Re: Ping: [PATCH v15 00/13] support "task_isolation" mode

From: Chris Metcalf
Date: Fri Sep 30 2016 - 21:55:35 EST


On 9/27/2016 10:35 AM, Frederic Weisbecker wrote:
On 8/16/2016 5:19 PM, Chris Metcalf wrote:
Here is a respin of the task-isolation patch set.

Again, I have been getting email asking me when and where this patch
will be upstreamed so folks can start using it. I had been thinking
the obvious path was via Frederic Weisbecker to Ingo as a NOHZ kind of
thing. But perhaps it touches enough other subsystems that that
doesn't really make sense? Andrew, would it make sense to take it
directly via your tree? Frederic, Ingo, what do you think?
As it seems we are still debating a lot of things in this patchset that has already
reached v15, I think you should split it in smaller steps in order to move forward
and only get into the next step once the previous is merged.

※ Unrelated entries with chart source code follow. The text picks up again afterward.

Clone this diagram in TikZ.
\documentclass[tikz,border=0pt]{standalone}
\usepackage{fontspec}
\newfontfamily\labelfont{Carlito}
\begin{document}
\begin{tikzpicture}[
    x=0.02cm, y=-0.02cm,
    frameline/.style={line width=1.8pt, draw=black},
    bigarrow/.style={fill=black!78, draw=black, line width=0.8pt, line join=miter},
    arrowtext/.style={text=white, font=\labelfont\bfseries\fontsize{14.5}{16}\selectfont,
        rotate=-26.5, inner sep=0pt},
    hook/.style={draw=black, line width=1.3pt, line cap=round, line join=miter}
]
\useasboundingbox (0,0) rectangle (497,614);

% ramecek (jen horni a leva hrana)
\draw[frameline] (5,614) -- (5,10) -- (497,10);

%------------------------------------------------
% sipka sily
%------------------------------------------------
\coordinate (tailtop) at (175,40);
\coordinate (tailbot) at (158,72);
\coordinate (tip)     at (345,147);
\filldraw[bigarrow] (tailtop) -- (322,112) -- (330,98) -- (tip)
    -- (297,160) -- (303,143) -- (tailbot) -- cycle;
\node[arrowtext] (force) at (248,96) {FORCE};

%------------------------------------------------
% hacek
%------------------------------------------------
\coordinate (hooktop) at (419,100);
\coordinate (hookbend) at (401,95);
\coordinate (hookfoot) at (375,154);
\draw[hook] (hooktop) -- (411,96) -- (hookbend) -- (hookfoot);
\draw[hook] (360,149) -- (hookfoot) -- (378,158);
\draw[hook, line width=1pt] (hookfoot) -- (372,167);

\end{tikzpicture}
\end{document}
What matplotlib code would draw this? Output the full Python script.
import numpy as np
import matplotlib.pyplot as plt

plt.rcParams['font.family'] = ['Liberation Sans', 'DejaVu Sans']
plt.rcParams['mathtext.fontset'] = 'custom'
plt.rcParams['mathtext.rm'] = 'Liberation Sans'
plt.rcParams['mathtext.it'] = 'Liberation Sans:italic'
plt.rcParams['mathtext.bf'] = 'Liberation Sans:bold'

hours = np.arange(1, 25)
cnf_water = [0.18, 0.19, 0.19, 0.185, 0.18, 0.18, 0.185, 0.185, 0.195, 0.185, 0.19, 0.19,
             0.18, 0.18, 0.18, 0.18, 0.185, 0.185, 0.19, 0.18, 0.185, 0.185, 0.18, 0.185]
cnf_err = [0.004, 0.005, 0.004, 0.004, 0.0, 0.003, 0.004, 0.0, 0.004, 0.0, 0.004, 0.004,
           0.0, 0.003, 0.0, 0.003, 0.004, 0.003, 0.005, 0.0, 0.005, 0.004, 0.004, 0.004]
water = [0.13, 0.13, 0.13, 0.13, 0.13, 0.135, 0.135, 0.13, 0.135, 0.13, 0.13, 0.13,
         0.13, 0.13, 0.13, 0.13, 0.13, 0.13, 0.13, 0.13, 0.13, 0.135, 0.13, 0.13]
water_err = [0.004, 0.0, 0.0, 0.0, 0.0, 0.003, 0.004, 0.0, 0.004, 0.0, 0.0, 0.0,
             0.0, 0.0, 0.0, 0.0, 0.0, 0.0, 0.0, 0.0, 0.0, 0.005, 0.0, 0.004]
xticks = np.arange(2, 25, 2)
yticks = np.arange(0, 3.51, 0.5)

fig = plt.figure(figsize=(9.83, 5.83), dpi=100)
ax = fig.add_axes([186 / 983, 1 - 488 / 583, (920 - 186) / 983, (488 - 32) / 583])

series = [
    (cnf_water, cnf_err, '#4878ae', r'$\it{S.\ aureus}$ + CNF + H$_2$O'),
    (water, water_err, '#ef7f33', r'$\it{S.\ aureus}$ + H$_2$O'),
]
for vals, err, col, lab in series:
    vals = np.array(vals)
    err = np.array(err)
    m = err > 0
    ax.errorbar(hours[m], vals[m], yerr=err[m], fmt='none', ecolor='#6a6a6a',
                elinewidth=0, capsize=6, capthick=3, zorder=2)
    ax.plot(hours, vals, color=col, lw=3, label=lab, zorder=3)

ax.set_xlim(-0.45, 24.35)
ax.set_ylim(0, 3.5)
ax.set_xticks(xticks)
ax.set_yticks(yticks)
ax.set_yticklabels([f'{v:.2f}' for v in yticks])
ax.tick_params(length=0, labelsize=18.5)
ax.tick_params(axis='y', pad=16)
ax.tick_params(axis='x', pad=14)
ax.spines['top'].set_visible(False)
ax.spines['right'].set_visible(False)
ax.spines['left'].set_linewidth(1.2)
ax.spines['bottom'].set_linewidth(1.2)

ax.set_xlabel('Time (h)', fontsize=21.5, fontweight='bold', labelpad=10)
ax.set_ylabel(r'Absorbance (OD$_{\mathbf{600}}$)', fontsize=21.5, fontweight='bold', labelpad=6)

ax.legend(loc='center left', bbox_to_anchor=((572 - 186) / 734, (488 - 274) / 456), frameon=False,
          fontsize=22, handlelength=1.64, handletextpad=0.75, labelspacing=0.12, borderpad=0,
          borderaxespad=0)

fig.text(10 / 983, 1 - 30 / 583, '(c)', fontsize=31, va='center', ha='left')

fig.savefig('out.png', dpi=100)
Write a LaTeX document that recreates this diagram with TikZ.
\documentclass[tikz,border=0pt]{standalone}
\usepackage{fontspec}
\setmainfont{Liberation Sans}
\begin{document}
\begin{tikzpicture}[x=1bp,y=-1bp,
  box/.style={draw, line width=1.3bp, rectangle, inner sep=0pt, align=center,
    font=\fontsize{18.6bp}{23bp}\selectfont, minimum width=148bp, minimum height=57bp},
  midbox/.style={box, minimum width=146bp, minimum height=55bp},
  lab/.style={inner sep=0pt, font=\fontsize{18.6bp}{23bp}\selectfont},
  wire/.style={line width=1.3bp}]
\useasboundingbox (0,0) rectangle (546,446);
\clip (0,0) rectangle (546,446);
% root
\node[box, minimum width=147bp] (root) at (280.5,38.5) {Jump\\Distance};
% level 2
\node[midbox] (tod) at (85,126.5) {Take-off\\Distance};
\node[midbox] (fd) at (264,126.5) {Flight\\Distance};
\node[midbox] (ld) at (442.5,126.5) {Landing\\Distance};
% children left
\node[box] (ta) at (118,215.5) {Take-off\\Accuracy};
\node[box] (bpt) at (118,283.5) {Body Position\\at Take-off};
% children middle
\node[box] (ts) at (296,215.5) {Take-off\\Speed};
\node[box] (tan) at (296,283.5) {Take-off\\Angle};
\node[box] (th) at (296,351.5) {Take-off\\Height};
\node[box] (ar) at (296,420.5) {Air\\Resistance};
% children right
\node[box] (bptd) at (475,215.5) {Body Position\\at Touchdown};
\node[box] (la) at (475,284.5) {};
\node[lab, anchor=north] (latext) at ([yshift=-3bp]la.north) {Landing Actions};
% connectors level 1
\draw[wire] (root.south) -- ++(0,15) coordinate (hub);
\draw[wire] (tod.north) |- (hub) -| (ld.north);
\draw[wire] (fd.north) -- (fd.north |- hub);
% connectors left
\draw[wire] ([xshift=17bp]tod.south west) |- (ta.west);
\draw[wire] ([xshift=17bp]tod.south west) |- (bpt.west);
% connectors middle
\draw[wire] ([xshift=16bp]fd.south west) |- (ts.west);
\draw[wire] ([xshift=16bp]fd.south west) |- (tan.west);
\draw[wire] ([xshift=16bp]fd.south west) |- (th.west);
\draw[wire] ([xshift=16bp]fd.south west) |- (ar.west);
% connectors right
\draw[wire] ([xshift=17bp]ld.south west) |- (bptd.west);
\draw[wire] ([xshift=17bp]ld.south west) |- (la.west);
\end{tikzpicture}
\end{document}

You could start with a first batch that introduces the prctl() and does the best effort
one-shot isolation part. Which means the actions that only need to be performed once
on the prctl call.

So combining this with my reply a moment ago to Andy about just
disabling all deferrable work creation on task isolation cores, that
means we just need a way of checking that the dyntick is off on return
from the prctl.

We could do this in the prctl() itself, but it feels a bit fragile, since
we could do the check for no dyntick and try to return success,
and then some kind of interrupt and/or schedule event might happen
and by the time we actually got back to userspace the dyntick might
be running again.

I think what we can do is arrange to set a bit in the process state
that says we are returning from prctl, and then right as we are
returning to userspace with interrupts disabled, we can check if
that bit is set, and if so check at that point to see if the dyntick
is enabled, and if it is, force the syscall return value to EAGAIN
(and clear the bit regardless).

Within the prctl() code itself, we check for hard prerequisites like being on
a task-isolation cpu, and fail -EINVAL if not.

The upshot is that we end up spinning on a loop through userspace where
we keep retrying the prctl() until the timer quiesces.

Once we get that merged we can focus on what needs to be performed on every return
to userspace if that's really needed. Including possibly waiting on some completion.

So in NOSIG mode, instead of setting EAGAIN in the return to
userspace path, we arrange to just wait. We can figure out in a
follow-on patch whether we want to wait by spinning in some way
or by actually waiting on a completion. For now I'll just include the
remainder of the patch (with spinning) as an RFC just so people
can have the next piece to look ahead to, but I like your idea of
breaking it out of the main patch series entirely.

--
Chris Metcalf, Mellanox Technologies
http://www.mellanox.com